Saturday, 31 January 2015

1970s weirdness in a children's textbook: Multiworlds

Here it is - some pages from Multiworlds by Alec Allison, Beverley Allinson and John McInnes (Thomas Nelson & Sons, Ontario, Canada, 1971).

All very weird and alternative education from the 'Natural Language Stimulus Programme', designed to encourage creative writing and thinking.

Thursday, 29 January 2015

some quick thoughts on the REF2014 overview report for History

Here are some quick thoughts about the overview report on REF2014 for History (link to pdf):

1. we've not seen the fabled death of the monograph yet:

One third of submissions for History were monographs - we are still a book discipline.
Also, despite the rise of digital history/humanities, as it says above, the number of submitted websites and databases has decreased (to a meagre total of 32 outputs). Does this reflect a shift to putting the websites and databases in the impact case studies? Or the lack of entries stem from a fearful worry about an innate conservatism of the REF panels about what constituted historical research? As the next quotation shows, this fear was not borne out in reality:

2. most scholars produce a range of * graded work, and the lower *'d work often acted as a 'springboard' for higher *'d work:

This serves as an important warning for internal or 'mock' REF processes done in the lead up to the real submission which sought to 'weed out' any outputs likely to get 1 or 2*s, with the consequence that such work (and by insinuation, such authors) were therefore regarded as 'weaker'. Good history requires initial testing of ideas, building and expanding on initial case studies, etc. It's part of the process to publish something at 'national' significance before we can move on to anything 'internationally recognised'. This leads to my next point:

3. High-level ranked (and therefore funded) research is comparative international history:

 Although it makes a small acknowledgement of the significance of local and regional studies (important for me as Director of The Centre for Regional & Local History Research at UH), the report clearly identifies the type of history that is in their view worth 4* - comparative history, or studies with strongly defined comparative elements, which are either international or global, or link directly to other national historiographies.

So does that mean we have to be increasingly strategic in the way we write our 'outputs'? My research by its very nature is local & regional, based on a digging-deep approach to understanding the context of popular politics in nineteenth-century England, particularly in the North. Certainly a comparative approach, at least in terms of historiographies, would benefit my approach.
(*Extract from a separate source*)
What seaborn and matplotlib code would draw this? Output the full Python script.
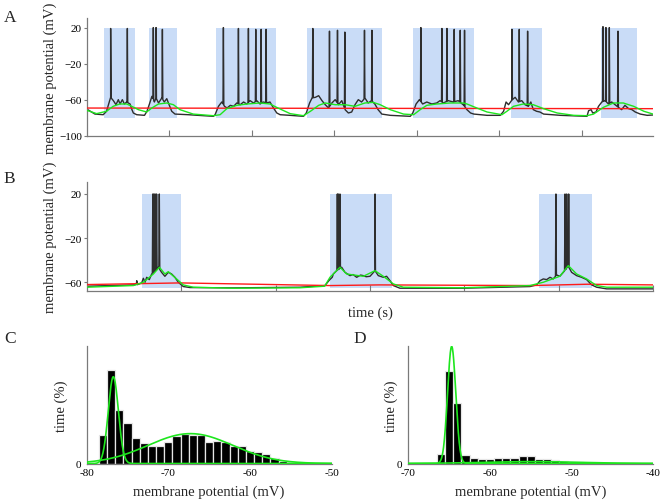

But I still feel wary of shoehorning in comparisons for the sake of them, as I do, and always have done, defended the position of local & regional history as valid in and of itself, rather than as simply forming 'case studies' for more generalist national and international histories or identification of trends. I think there is still a tendency to regard regional history as parochial or not relevant (note many of the most prestigious historical prizes recently seem to have prioritised global or imperial history), and it is the duty of local & regional historians to prove this misconception wrong.

4. We produce much great research despite rather than because of the conditions we work in:

The situation is getting worse for early career researchers, at the very point when they should be helped with decent contracts and working conditions to be publishing at their best. History at UH does better than most, but one suspects that most institutions don't have 'regular study-leave with transparent procedures'.

Sunday, 25 January 2015

'the historian will be a programmer or he will be nothing'

I've been given a brief for a chapter entitled 'the return of materialism?' for a new book series in cultural and social history, and doing some historiographical research, I read Lawrence Stone's 1979 essay in Past and Present on 'The Revival of Narrative: Reflections on a New Old History'.

In it, Stone bemoans a return to a narrative style of writing history in reaction to the social science methods of research prevalent in the 1960s.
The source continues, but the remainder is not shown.